The Parthian Books and Library of Wales Award for Outstanding Impact in Culture and the Arts

Winner

Kate Spiller

College of Arts and Humanities

“Cymunedau Cystylltiedig (Connected Communities)”

Connected Communities celebrates the history of the Swansea Valley and beyond, promoting community engagement by researchers, students and professional partners through the co-creation and development of activities, research skills and outputs. The project continues to expand, designing successful projects, funding applications and strategies led by the community and researcher network (including applications to the HLF, Wren and CADW).
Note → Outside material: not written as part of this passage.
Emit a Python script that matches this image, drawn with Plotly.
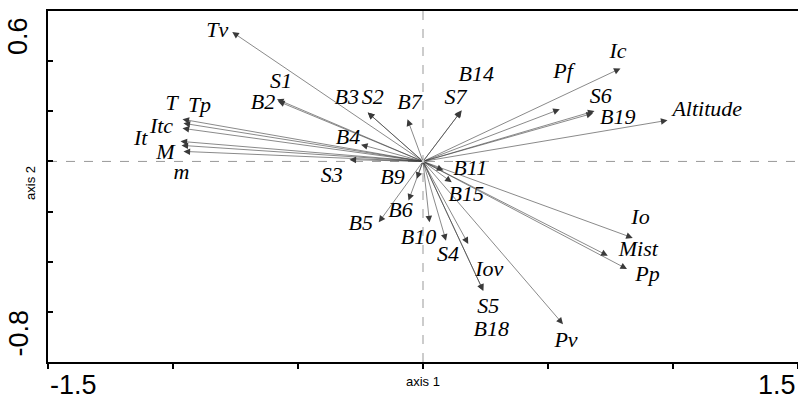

The project encourages collaboration with a broad range of professional partners, including local and national art galleries, museums, archives, libraries, charitable trusts and local authorities. It enables engagement by the project network with hard to reach members of the local community and the development of research and transferable skills with diverse groups from ‘Communities First’ areas, substantially strengthening the University’s reach into some of the most marginalised parts of our locality.  

Judges’ comments

“A wonderfully innovative project focused on the the history of the Swansea Valley and beyond and promotion of community engagement. It brings together researchers, students and project partners in real and exciting ways to make a difference to how communities engage with their hi(stories)”.

“There is a real legacy here”

Runners up

Prof. Daniel G. Williams, Prof. David Britton, Prof. Tudur Hallam and Dr Elizabeth Wride

College of Arts and Humanities

“Dylan Live: ‘Rediscovering Dylan’”

‘Dylan Live’ is a bilingual performance combining lecture with poetry, graphics, jazz and hip hop. It is a journey towards ‘Rediscovering Dylan’ based on collaboration between the Richard Burton Centre, Research Institute for Arts and Humanities,  Literature Wales and the UK’s Festival of the Humanities.

‘Dylan Live’ was conceptualised to engage new audiences in the Dylan Thomas legacy during the centenary year of the poet’s birth by adapting an innovative multimedia performative approach. It also had a specific educational agenda as part of the ‘Developing Dylan 100’ project funded by Literature Wales.

The performance launched with a Wales-wide tour in February 2014. In May 2014, it reached an international audience with a performance at the prestigious PEN World Voices Festival in New York City.

Judges’ comments

“Connected Swansea University’s Dylan Thomas brand to local, national and international audiences; has showcased Swansea as a UK hub for Humanities activity”

 

Dr Francesca Rhydderch

College of Arts and Humanities

“Award-winning new writing: from Wales to the world”

In 2014, Dr Rhydderch won the Wales Book of the Year Fiction Prize for her début novel The Rice Paper Diaries. In the same year, her story The Taxidermist’s Daughter was shortlisted for the BBC National Short Story Award. The combined impact of these individual achievements has included high-circulation publication, broadcasts and translation. It has resulted in the raised profile of her publisher, Seren Books, and has significantly increased the profile of Welsh writing in English in Wales, the rest of the UK, and internationally. The work has resulted in new writing being taken from Wales to the wider world, notably through the sale of the rights of The Rice Paper Diaries to China, where audiences as yet know little of Wales and Welsh writing.

Judges’ comments

“Rydderch is building international profile for Welsh writing. Strong partnerships established with arts organisations and exciting plans to develop links with the publishing industry to benefit students”.